- _EXERCISE DESCRIPTION_: Leave out the pictures and copy everything else below exactly.

- _ROWS_:
begin
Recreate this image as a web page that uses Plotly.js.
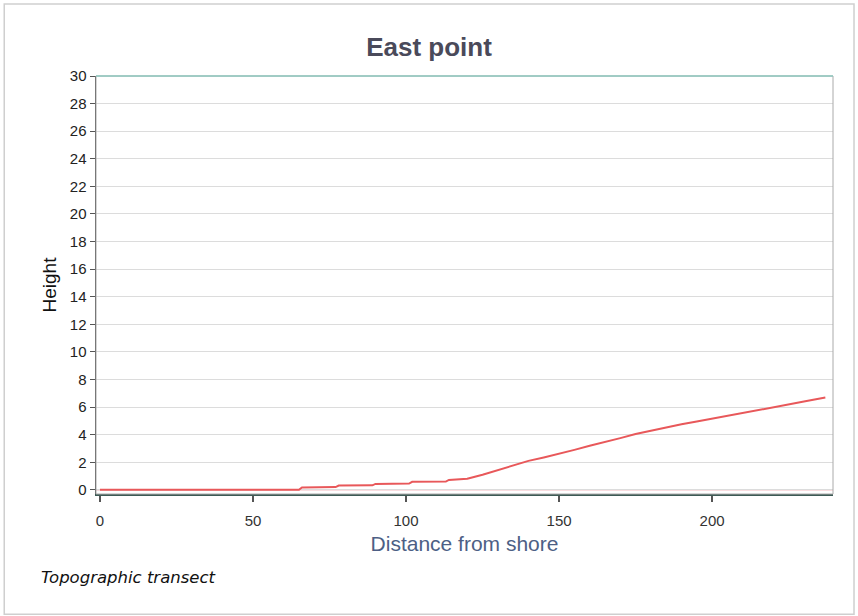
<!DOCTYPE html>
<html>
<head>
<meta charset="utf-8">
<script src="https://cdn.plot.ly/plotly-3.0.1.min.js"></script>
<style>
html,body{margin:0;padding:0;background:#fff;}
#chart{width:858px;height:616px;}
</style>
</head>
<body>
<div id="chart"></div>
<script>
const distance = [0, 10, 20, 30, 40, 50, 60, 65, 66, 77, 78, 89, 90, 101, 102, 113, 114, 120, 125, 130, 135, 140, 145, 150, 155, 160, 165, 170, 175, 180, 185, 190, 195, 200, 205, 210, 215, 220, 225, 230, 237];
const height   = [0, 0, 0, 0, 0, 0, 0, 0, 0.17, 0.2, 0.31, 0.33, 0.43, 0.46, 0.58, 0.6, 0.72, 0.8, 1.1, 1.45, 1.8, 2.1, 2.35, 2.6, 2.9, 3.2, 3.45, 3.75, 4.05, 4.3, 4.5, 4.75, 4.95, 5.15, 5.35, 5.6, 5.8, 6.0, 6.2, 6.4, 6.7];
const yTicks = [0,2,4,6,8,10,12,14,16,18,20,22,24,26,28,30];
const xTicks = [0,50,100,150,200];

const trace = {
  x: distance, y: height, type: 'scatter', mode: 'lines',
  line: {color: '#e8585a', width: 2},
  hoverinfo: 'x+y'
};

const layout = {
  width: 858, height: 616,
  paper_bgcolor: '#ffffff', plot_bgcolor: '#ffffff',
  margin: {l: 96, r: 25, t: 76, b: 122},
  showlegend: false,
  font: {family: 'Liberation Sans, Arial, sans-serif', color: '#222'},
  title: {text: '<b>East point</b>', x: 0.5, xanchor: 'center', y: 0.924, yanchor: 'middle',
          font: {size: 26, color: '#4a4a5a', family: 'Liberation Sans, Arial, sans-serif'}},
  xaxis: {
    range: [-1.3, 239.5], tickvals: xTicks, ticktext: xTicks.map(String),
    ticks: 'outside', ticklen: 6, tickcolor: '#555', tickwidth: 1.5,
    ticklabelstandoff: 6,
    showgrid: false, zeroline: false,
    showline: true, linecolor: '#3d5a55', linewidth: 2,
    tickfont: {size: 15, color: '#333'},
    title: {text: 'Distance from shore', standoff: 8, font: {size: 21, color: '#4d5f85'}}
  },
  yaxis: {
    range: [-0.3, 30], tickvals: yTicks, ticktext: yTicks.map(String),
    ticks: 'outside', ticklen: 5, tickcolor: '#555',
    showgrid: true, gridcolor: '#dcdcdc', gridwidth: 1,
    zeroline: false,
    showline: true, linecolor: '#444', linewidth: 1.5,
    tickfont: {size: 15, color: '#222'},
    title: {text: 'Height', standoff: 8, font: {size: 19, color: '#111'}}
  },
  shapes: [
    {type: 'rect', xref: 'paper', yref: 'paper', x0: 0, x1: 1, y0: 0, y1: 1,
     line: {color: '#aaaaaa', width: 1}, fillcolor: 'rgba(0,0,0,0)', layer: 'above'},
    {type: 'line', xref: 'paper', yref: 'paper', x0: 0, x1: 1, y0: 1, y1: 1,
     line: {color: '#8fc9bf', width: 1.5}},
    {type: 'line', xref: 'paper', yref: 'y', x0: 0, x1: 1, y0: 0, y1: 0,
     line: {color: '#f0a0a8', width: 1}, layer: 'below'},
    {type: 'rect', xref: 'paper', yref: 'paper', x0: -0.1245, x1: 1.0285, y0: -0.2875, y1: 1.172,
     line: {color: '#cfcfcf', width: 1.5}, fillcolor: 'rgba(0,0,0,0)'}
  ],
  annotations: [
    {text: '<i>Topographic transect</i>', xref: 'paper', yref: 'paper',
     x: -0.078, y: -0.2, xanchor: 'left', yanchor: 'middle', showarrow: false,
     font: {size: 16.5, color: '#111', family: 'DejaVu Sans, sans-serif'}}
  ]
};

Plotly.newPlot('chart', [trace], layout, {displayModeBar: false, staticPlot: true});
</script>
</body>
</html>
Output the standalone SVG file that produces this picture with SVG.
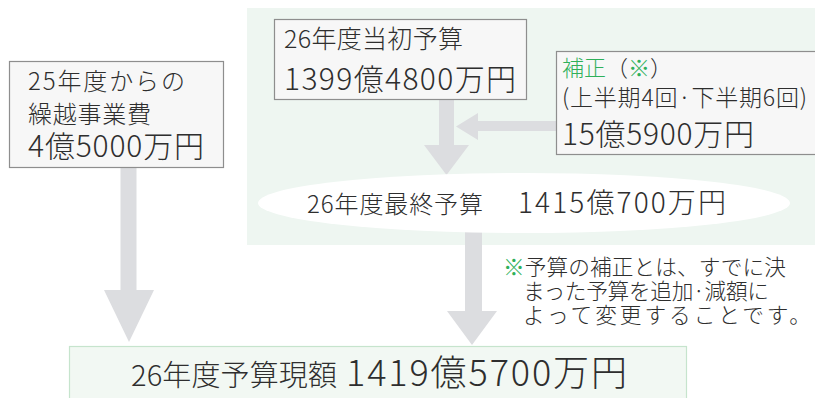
end
- _OUTPUT BELOW_:
Recreate this image as a web page that uses Plotly.js.
<!DOCTYPE html>
<html>
<head>
<meta charset="utf-8">
<script src="https://cdn.plot.ly/plotly-3.0.1.min.js"></script>
<style>
html,body{margin:0;padding:0;background:#fff;}
#chart{width:858px;height:616px;}
</style>
</head>
<body>
<div id="chart"></div>
<script>
const distance = [0, 10, 20, 30, 40, 50, 60, 65, 66, 77, 78, 89, 90, 101, 102, 113, 114, 120, 125, 130, 135, 140, 145, 150, 155, 160, 165, 170, 175, 180, 185, 190, 195, 200, 205, 210, 215, 220, 225, 230, 237];
const height   = [0, 0, 0, 0, 0, 0, 0, 0, 0.17, 0.2, 0.31, 0.33, 0.43, 0.46, 0.58, 0.6, 0.72, 0.8, 1.1, 1.45, 1.8, 2.1, 2.35, 2.6, 2.9, 3.2, 3.45, 3.75, 4.05, 4.3, 4.5, 4.75, 4.95, 5.15, 5.35, 5.6, 5.8, 6.0, 6.2, 6.4, 6.7];
const yTicks = [0,2,4,6,8,10,12,14,16,18,20,22,24,26,28,30];
const xTicks = [0,50,100,150,200];

const trace = {
  x: distance, y: height, type: 'scatter', mode: 'lines',
  line: {color: '#e8585a', width: 2},
  hoverinfo: 'x+y'
};

const layout = {
  width: 858, height: 616,
  paper_bgcolor: '#ffffff', plot_bgcolor: '#ffffff',
  margin: {l: 96, r: 25, t: 76, b: 122},
  showlegend: false,
  font: {family: 'Liberation Sans, Arial, sans-serif', color: '#222'},
  title: {text: '<b>East point</b>', x: 0.5, xanchor: 'center', y: 0.924, yanchor: 'middle',
          font: {size: 26, color: '#4a4a5a', family: 'Liberation Sans, Arial, sans-serif'}},
  xaxis: {
    range: [-1.3, 239.5], tickvals: xTicks, ticktext: xTicks.map(String),
    ticks: 'outside', ticklen: 6, tickcolor: '#555', tickwidth: 1.5,
    ticklabelstandoff: 6,
    showgrid: false, zeroline: false,
    showline: true, linecolor: '#3d5a55', linewidth: 2,
    tickfont: {size: 15, color: '#333'},
    title: {text: 'Distance from shore', standoff: 8, font: {size: 21, color: '#4d5f85'}}
  },
  yaxis: {
    range: [-0.3, 30], tickvals: yTicks, ticktext: yTicks.map(String),
    ticks: 'outside', ticklen: 5, tickcolor: '#555',
    showgrid: true, gridcolor: '#dcdcdc', gridwidth: 1,
    zeroline: false,
    showline: true, linecolor: '#444', linewidth: 1.5,
    tickfont: {size: 15, color: '#222'},
    title: {text: 'Height', standoff: 8, font: {size: 19, color: '#111'}}
  },
  shapes: [
    {type: 'rect', xref: 'paper', yref: 'paper', x0: 0, x1: 1, y0: 0, y1: 1,
     line: {color: '#aaaaaa', width: 1}, fillcolor: 'rgba(0,0,0,0)', layer: 'above'},
    {type: 'line', xref: 'paper', yref: 'paper', x0: 0, x1: 1, y0: 1, y1: 1,
     line: {color: '#8fc9bf', width: 1.5}},
    {type: 'line', xref: 'paper', yref: 'y', x0: 0, x1: 1, y0: 0, y1: 0,
     line: {color: '#f0a0a8', width: 1}, layer: 'below'},
    {type: 'rect', xref: 'paper', yref: 'paper', x0: -0.1245, x1: 1.0285, y0: -0.2875, y1: 1.172,
     line: {color: '#cfcfcf', width: 1.5}, fillcolor: 'rgba(0,0,0,0)'}
  ],
  annotations: [
    {text: '<i>Topographic transect</i>', xref: 'paper', yref: 'paper',
     x: -0.078, y: -0.2, xanchor: 'left', yanchor: 'middle', showarrow: false,
     font: {size: 16.5, color: '#111', family: 'DejaVu Sans, sans-serif'}}
  ]
};

Plotly.newPlot('chart', [trace], layout, {displayModeBar: false, staticPlot: true});
</script>
</body>
</html>
Output the standalone SVG file that produces this picture with SVG.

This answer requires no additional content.